Let me start by saying, I totally forgot a book on my December 2010 reading list. I especially can’t believe I forgot to include it since I absolutely LOVED the book. I edited my December post to include this, but I wanted to post it in my January 2011 so that all five of my regular readers would be sure to find out about it.
The Sheer Ecstasy of Being a Lunatic Farmer by Joel Salatin: Joel Salatin is a quasi-famous farmer in the natural food “industry”. This was a book about things that make his farm different from most industrial farms, and why everyone thinks he’s crazy because he’s not just about making profit at the expense of everything else. And I totally want to steal his title when I write my parenting/homeschooling memoir, “The Sheer Ecstasy of Being a Lunatic Homeschooler”.
Now for the new year:
1. So You’re Thinking About Homeschooling? by Lisa Whelchel: I reread this book, the first homeschooling book I ever read, at least once a year. It was that time.
2. Alice in Wonderland by Lewis Carroll: This was my first time reading this childrens classic. It’s interesting to note the differences and similarities with the various movie versions I’ve seen over the years.
3. Coffee with Nonna by Vincent Iezzi: This short book is a compilation of parables revolving around Jesus that the author’s Italian grandmother told him during their special coffee time together. While Nonna’s stories may not have been factual, they all carried certain truths.
4. The Haunted Rectory by Katherine Valentine: This was a good mix of suspense, horror, religion, and “real” characters.
5. Everything I Want to Do Is Illegal by Joel Salatin: This a collection of stories and issues that Salatin has had to deal with just to run his independent and natural farm and sell his food products. While I don’t agree with all of Salatin’s libertarian ideas, he further opened my eyes to the unintended consequences of too much national regulation and government intervention beyond a local level.
6. A Study in Scarlet by Sir Arthur Conan Doyle: This is the first of Doyle’s stories featuring Sherlock Holmes, and the first Doyle or Holmes book I’ve ever really read. (I think an excerpt of Hound of the Baskervilles was in some school text book.) I look forward to reading more of Doyle’s Holmes stories and trying out his historical novels.
7. How to Talk So Kids Will Listen and Listen So Kids Will Talk by Adele Faber and Elaine Mazlish: I love their book Siblings Without Rivalry, and this book has lots of good information for communicating with your kids better. This is a great start for a lot of issues, but my only concern is that they don’t seem to really have a place for just expecting a certain amount of obedience. They also completely dismiss time-out for children, when even many adults need time-outs to pull themselves together or keep from creating havoc. But it is still a really good book for all parents to read.

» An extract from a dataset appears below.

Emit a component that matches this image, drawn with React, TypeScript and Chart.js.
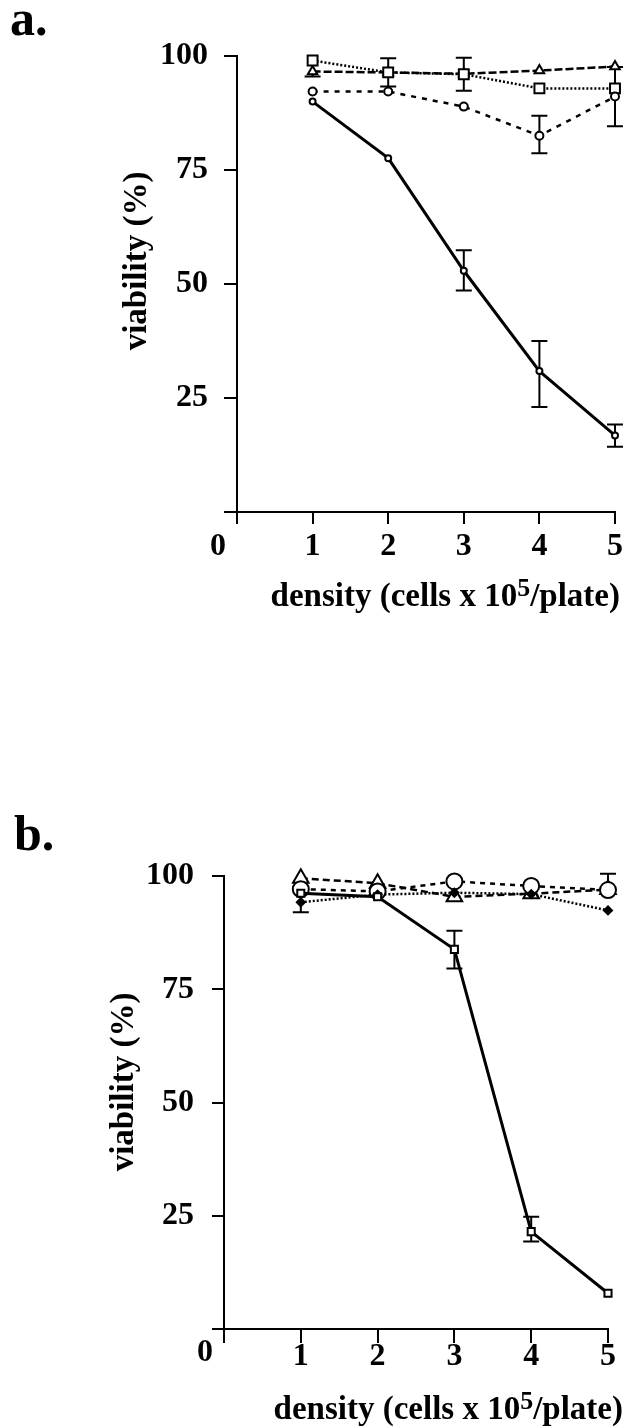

8. The Read-Aloud Handbook by Jim Trelease: This is a must read for parents. It discusses the importance of reading aloud to your kids from birth through high school. There are tips for implementing read aloud time in your home and lists of great books. This is actually the second time I’ve read this, but I felt more prepared to initiate more read aloud time in our home this time around. This is going down as a “maybe” on my purchase list.
9. The Well-Trained Mind by Susan Wise Bauer and Jessie Wise: This book is what initially inspired me to introduce logic and history earlier in our homeschooling than I originally intended. While I think that their overall program is way over the top and could possibly turn a kid off of learning all together, it is full of good ideas to be cherry-picked. This was the first time I read all the way through their sections on the Logic and Rhetoric stages of classical education. I will probably eventually buy this book just for the resource and reading lists.
10. Endangered Minds by Jane Healy: I have mixed feelings about this book. I’ve heard this touted in homeschooling circles as an anti-television/anti-video game book, and it tries to be. The biggest problems are that a) there’s no definitive proof that television and video games alone do or don’t change children’s brains for better or worse and b) her areas of reference for this book are highly outdated. The most recent edition came out in 1999 before the mainstreaming of the internet or the rise of cell phones and text messaging. She has a whole chapter detailing the problems with Sesame Street, but I’d really like to hear her take on Dora the Explorer, Blues Clues, and Super Why that seem to rectify some of the Sesame Street problems.
There’s lots of great neurological studies in the book. In fact, a lot of the science explains why read aloud time, logic training, and the development of public speaking skills are so important; it really made me think of the two books I had just read. I just wish that she had kind of summarized at the end of the book the most important things that parents/teachers can do to help children excel in their reading and thinking skills.
10. Switch by Dan and Chip Heath: This is a GREAT book that everyone should read. It talks about how people set about making changes in their life or buisness that stick and why most changes don’t stick. I could totally see why some things in my own life had worked and while others hadn’t. And it’s also given me a better understanding how to implement changes in the future. GREAT, GREAT BOOK!! (h/t to Erin at bearing blog for recommending it.)